CMStatistics 2015: Start Registration
View Submission - CMStatistics
B1567
Topic: Contributed on Machine learning, approximation and robustness Title: Positive unlabelled feature selection using constrained affinity graph embedding Authors:  Yufei Han - Symantec Research Lab (France) [presenting]
Yun Shen - Symantec Research Lab (United Kingdom)
Abstract: In real-world binary classification scenarios, such as network intrusion detection and web page categorisation, samples from negative class usually requires prohibitive overheads to label. Only a small proportion of positive data can be labelled explicitly by trustable oracles. Selecting relevant and non-redundant features given limited positively labelled data and unlabelled data is therefore highly desirable for accurate classification. So far as we know, no previously similar study attacks this problem. The proposed positive-unlabelled feature selection method learns a $L_1$-norm regularised robust linear regression of a constrained spectral graph embedding of training data on the feature representation. A set of noisy but informative must-link and cannot-link constraints are extracted using the given positively labelled samples and affinity graph of training data.
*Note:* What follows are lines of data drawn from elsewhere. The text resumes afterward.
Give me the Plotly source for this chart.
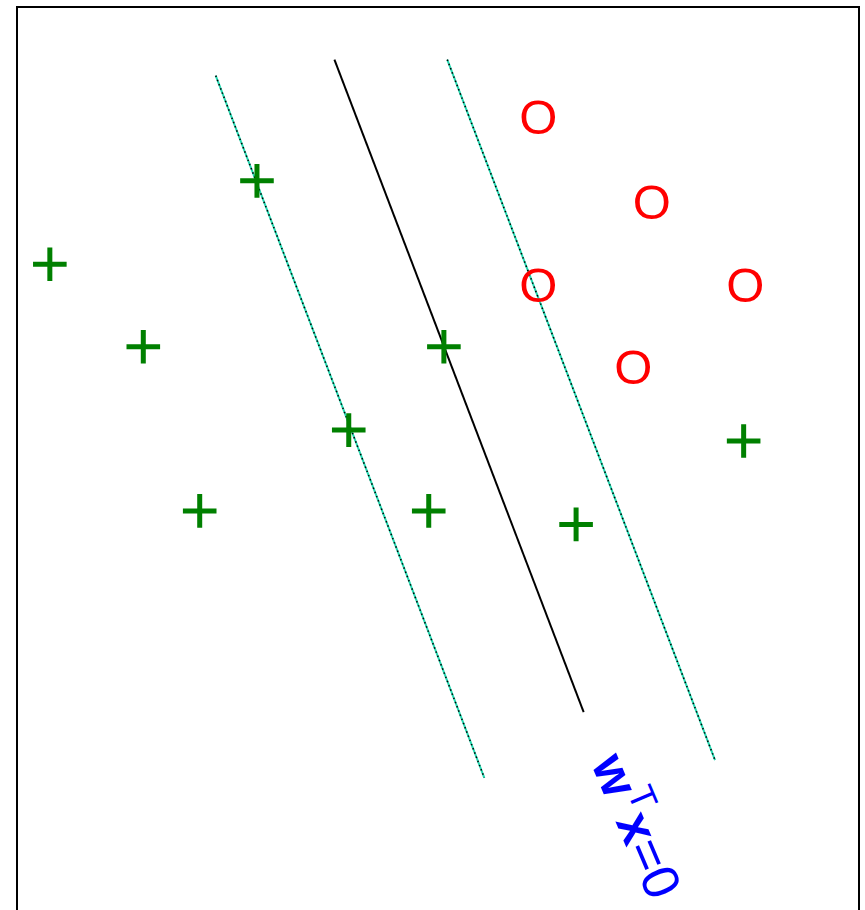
import plotly.graph_objects as go

# Class "+" points
plus_x = [0.39, 1.50, 2.85, 2.17, 3.94, 5.07, 4.89, 6.64, 8.63]
plus_y = [7.67, 6.69, 8.66, 4.74, 5.70, 6.69, 4.74, 4.58, 5.57]

# Class "O" points
o_x = [6.19, 7.54, 6.19, 8.65, 7.32]
o_y = [9.36, 8.35, 7.37, 7.37, 6.39]

# Decision boundary and margins (endpoints)
bound_x = [3.77, 6.73]
bound_y = [10.10, 2.35]
margin1_x = [2.36, 5.55]
margin1_y = [9.91, 1.57]
margin2_x = [5.11, 8.29]
margin2_y = [10.10, 1.78]

label = "<b>w</b><sup>T</sup><b>x</b>=0"

fig = go.Figure()

for mx, my in [(margin1_x, margin1_y), (margin2_x, margin2_y)]:
    fig.add_trace(go.Scatter(x=mx, y=my, mode="lines",
                             line=dict(color="#22d8b0", width=2),
                             hoverinfo="skip", showlegend=False))
    fig.add_trace(go.Scatter(x=mx, y=my, mode="lines",
                             line=dict(color="black", width=1.5, dash="1.5px,3px"),
                             hoverinfo="skip", showlegend=False))

fig.add_trace(go.Scatter(x=bound_x, y=bound_y, mode="lines",
                         line=dict(color="black", width=2),
                         hoverinfo="skip", showlegend=False))

fig.add_trace(go.Scatter(x=plus_x, y=plus_y, mode="markers",
                         marker=dict(symbol="cross-thin", size=24,
                                     line=dict(color="#008000", width=5)),
                         showlegend=False))

fig.add_trace(go.Scatter(x=o_x, y=o_y, mode="text", text=["O"] * len(o_x),
                         textposition="middle center",
                         textfont=dict(family="Liberation Sans", size=49, color="red"),
                         showlegend=False))

fig.add_annotation(x=7.40, y=1.02, xref="x", yref="y", text=label,
                   showarrow=False, textangle=67,
                   font=dict(family="Liberation Sans", size=52, color="blue"),
                   xanchor="center", yanchor="middle")

fig.add_shape(type="path", xref="paper", yref="paper",
              path="M 0 0 L 0 1 L 1 1 L 1 0",
              line=dict(color="black", width=2))

fig.update_xaxes(range=[0, 10], visible=False, fixedrange=True)
fig.update_yaxes(range=[0, 10.725], visible=False, fixedrange=True)
fig.update_layout(width=865, height=910,
                  margin=dict(l=17, r=6, t=7, b=0),
                  paper_bgcolor="white", plot_bgcolor="white")

fig.write_html("out.html", config={"displayModeBar": False},
               post_script="document.body.style.margin='0';document.body.style.overflow='hidden';")
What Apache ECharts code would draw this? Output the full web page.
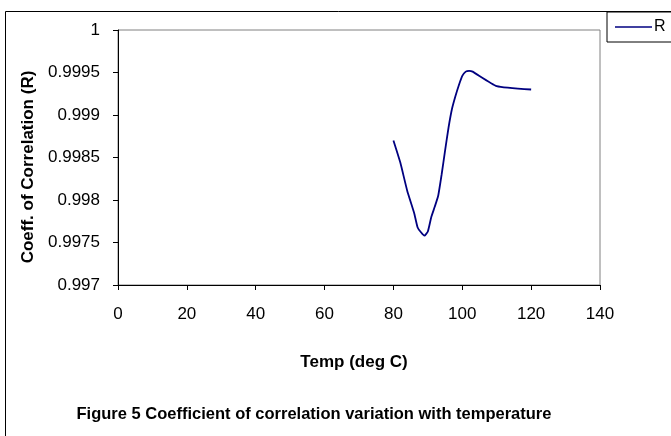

These constraints are used to generate a constrained spectral graph embedding of training data, injecting partial supervision information into the feature selection procedure. The robust $L_1$-norm regularised regression model originates from correntropy theory. It is designed to suppress the impacts of noise in the pairwise constraints and identify the most informative features corresponding to the non-zero regression coefficients simultaneously. Experiments on two public benchmark data sets and one real-world network intrusion data set verify the method.